Par ordonnance du 25 février 2008, le Président de la Ire Cour de droit civil a
rejeté la requête d'effet suspensif présentée par la recourante.

Considérant en droit:

1.
1.1 Interjeté par la partie défenderesse qui a partiellement succombé dans ses
conclusions tant libératoires que reconventionnelles et qui a ainsi la qualité
pour recourir (art. 76 al. 1 LTF), dirigé contre un arrêt final (art. 90 LTF)
rendu en matière civile (art. 72 al. 1 LTF) par une autorité cantonale de
dernière instance (art. 75 LTF) dans une affaire pécuniaire de droit du travail
dont la valeur litigieuse atteint le seuil de 15'000 fr. de l'art. 74 al. 1
let. a LTF, le recours est par principe recevable, puisqu'il a été déposé dans
le délai (art. 100 al. 1 LTF) et la forme (art. 42 LTF) prévus par la loi.

Le recours en matière civile peut être interjeté pour violation du droit, tel
qu'il est délimité par les art. 95 et 96 LTF. En vertu de l'exception ancrée à
l'art. 106 al. 2 LTF, le Tribunal fédéral n'entre pas en matière sur la
violation d'un droit de rang constitutionnel ou sur une question afférente au
droit cantonal ou intercantonal si le grief n'a pas été invoqué et motivé de
manière détaillée par la partie recourante. Pour le reste, il applique le droit
d'office (art. 106 al. 1 LTF), cela sans être limité par les moyens du recours
ni par le raisonnement de la cour cantonale, ce qui implique qu'il peut
admettre un recours pour d'autres motifs que ceux qui ont été articulés ou, à
l'inverse, rejeter un recours en substituant une nouvelle argumentation à celle
de l'autorité précédente (ATF 134 III 102 consid. 1.1 et l'arrêt cité).
Toutefois, compte tenu de l'exigence de motivation contenue à l'art. 42 al. 1
et 2 LTF, sanctionnée par l'irrecevabilité des recours dont la motivation est
manifestement insuffisante (art. 108 al. 1 let. b LTF), le Tribunal fédéral
n'examine en principe que les griefs invoqués; il n'est donc pas tenu de
traiter, comme le ferait une autorité de première instance, toutes les
questions juridiques qui se posent, lorsque celles-ci ne sont plus discutées
devant lui (ATF 134 III 102 consid. 1.1 p. 105).

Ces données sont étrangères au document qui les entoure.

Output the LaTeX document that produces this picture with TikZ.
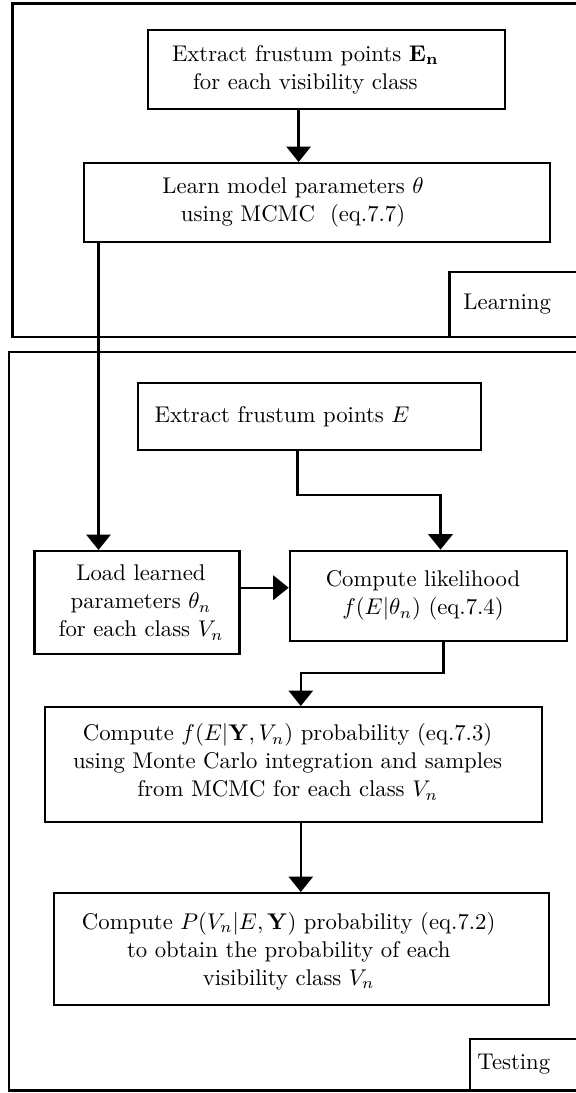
\documentclass[tikz,border=0pt]{standalone}
\usetikzlibrary{arrows.meta}
\begin{document}
\begin{tikzpicture}[x=0.44pt,y=-0.44pt,
  box/.style={draw,line width=0.9pt,inner sep=0pt},
  txt/.style={align=center,inner sep=0pt,font=\fontsize{10}{12.3}\selectfont},
  tagtxt/.style={anchor=west,inner sep=0pt,font=\fontsize{10}{12.3}\selectfont},
  frame/.style={draw,line width=1.3pt},
  tagbox/.style={draw,line width=0.9pt},
  arr/.style={line width=1.0pt,-{Triangle[width=10.7pt,length=6.8pt]}}]
\useasboundingbox (0,0) rectangle (576,1093);
\clip (0,0) rectangle (576,1093);
% frames
\draw[frame] (12.5,3.5) rectangle (620,337);
\draw[tagbox] (449.5,272) rectangle (620,337);
\node[tagtxt] (ltag) at (463,304) {Learning};
\draw[frame] (9,352) rectangle (620,1090.5);
\draw[tagbox] (470,1039) rectangle (620,1090.5);
\node[tagtxt] (ttag) at (477,1064) {Testing};
% boxes
\node[box,minimum width=357*0.44pt,minimum height=79*0.44pt] (b1) at (326.5,69.5) {};
\node[txt] (t1) at (305.3,69.5) {Extract frustum points $\mathbf{E_n}$\\for each visibility class};
\node[box,minimum width=466*0.44pt,minimum height=79*0.44pt] (b2) at (316.8,202.5) {};
\node[txt] (t2) at (293.1,202.5) {Learn model parameters $\theta$\\using MCMC\ \ (eq.7.7)};
\node[box,minimum width=343*0.44pt,minimum height=67*0.44pt] (b3) at (309.5,416.5) {};
\node[txt] (t3) at (282,416.5) {Extract frustum points $E$};
\node[box,minimum width=205*0.44pt,minimum height=103*0.44pt] (load) at (137,602.5) {};
\node[txt] (tload) at (141,602.5) {Load learned\\parameters $\theta_n$\\for each class $V_n$};
\node[box,minimum width=277*0.44pt,minimum height=90*0.44pt] (lik) at (428.2,595.7) {};
\node[txt] (tlik) at (423,595.7) {Compute likelihood\\$f(E|\theta_n)$ (eq.7.4)};
\node[box,minimum width=497.5*0.44pt,minimum height=115*0.44pt] (b5) at (293.4,764.5) {};
\node[txt] (t5) at (287.6,762) {Compute $f(E|\mathbf{Y},V_n)$ probability (eq.7.3)\\using Monte Carlo integration and samples\\from MCMC for each class $V_n$};
\node[box,minimum width=494.8*0.44pt,minimum height=112*0.44pt] (b6) at (301.4,949) {};
\node[txt] (t6) at (288.7,951) {Compute $P(V_n|E,\mathbf{Y})$ probability (eq.7.2)\\to obtain the probability of each\\visibility class $V_n$};
% connector guides
\coordinate (c1) at (298.6,0);
\coordinate (c2) at (98.5,0);
\coordinate (c3) at (297.5,495);
\coordinate (c4) at (440.5,0);
\coordinate (c5) at (0,587.7);
\coordinate (c6) at (443.5,672.7);
\coordinate (c7) at (300.8,0);
% connectors
\draw[arr] (b1.south -| c1) -- (b2.north -| c1);
\draw[arr] (b2.south -| c2) -- (load.north -| c2);
\draw[arr] (b3.south -| c3) -- (c3) -- (c3 -| c4) -- (lik.north -| c4);
\draw[arr] (load.east |- c5) -- (lik.west |- c5);
\draw[arr] (lik.south -| c6) -- (c6) -- (c6 -| c7) -- (b5.north -| c7);
\draw[arr] (b5.south -| c7) -- (b6.north -| c7);
\end{tikzpicture}
\end{document}
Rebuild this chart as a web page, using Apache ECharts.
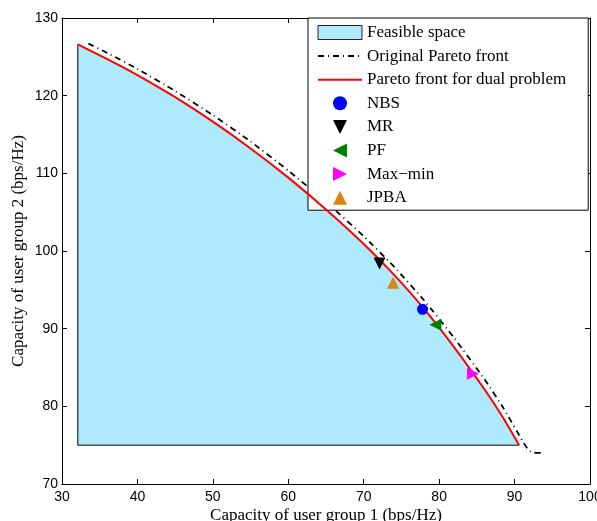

1.2 Le Tribunal fédéral conduit son raisonnement juridique sur la base des
faits établis par l'autorité précédente (art. 105 al. 1 LTF). L'auteur du
recours ne peut critiquer les faits que s'ils ont été établis de façon
manifestement inexacte ou en violation du droit au sens de l'art. 95 LTF (art.
97 al. 1 LTF; cf aussi art. 105 al. 2 LTF); il faut encore que la correction du
vice soit susceptible d'influer sur le sort de la querelle (art. 97 al. 1 LTF).
La notion de "manifestement inexacte" évoquée ci-dessus correspond à celle
d'arbitraire au sens de l'art. 9 Cst. (Message du Conseil fédéral concernant la
révision totale de l'organisation judiciaire fédérale, FF 2001 p. 4135 ch.
4.1.4.2; ATF 133 II 384 consid. 4.2.2). La partie recourante qui entend
s'écarter des constatations de l'autorité précédente doit expliquer de manière
circonstanciée en quoi les conditions d'une exception à l'art. 105 al. 1 LTF
seraient réalisées, faute de quoi il n'est pas possible de tenir compte d'un
état de fait qui diverge de celui contenu dans la décision attaquée (cf. ATF
133 III 462 consid. 2.4; 133 II 249 consid. 1.4.3). Aucun fait nouveau ni
preuve nouvelle ne peut être présenté à moins de résulter de la décision de
l'autorité précédente (art. 99 al. 1 LTF).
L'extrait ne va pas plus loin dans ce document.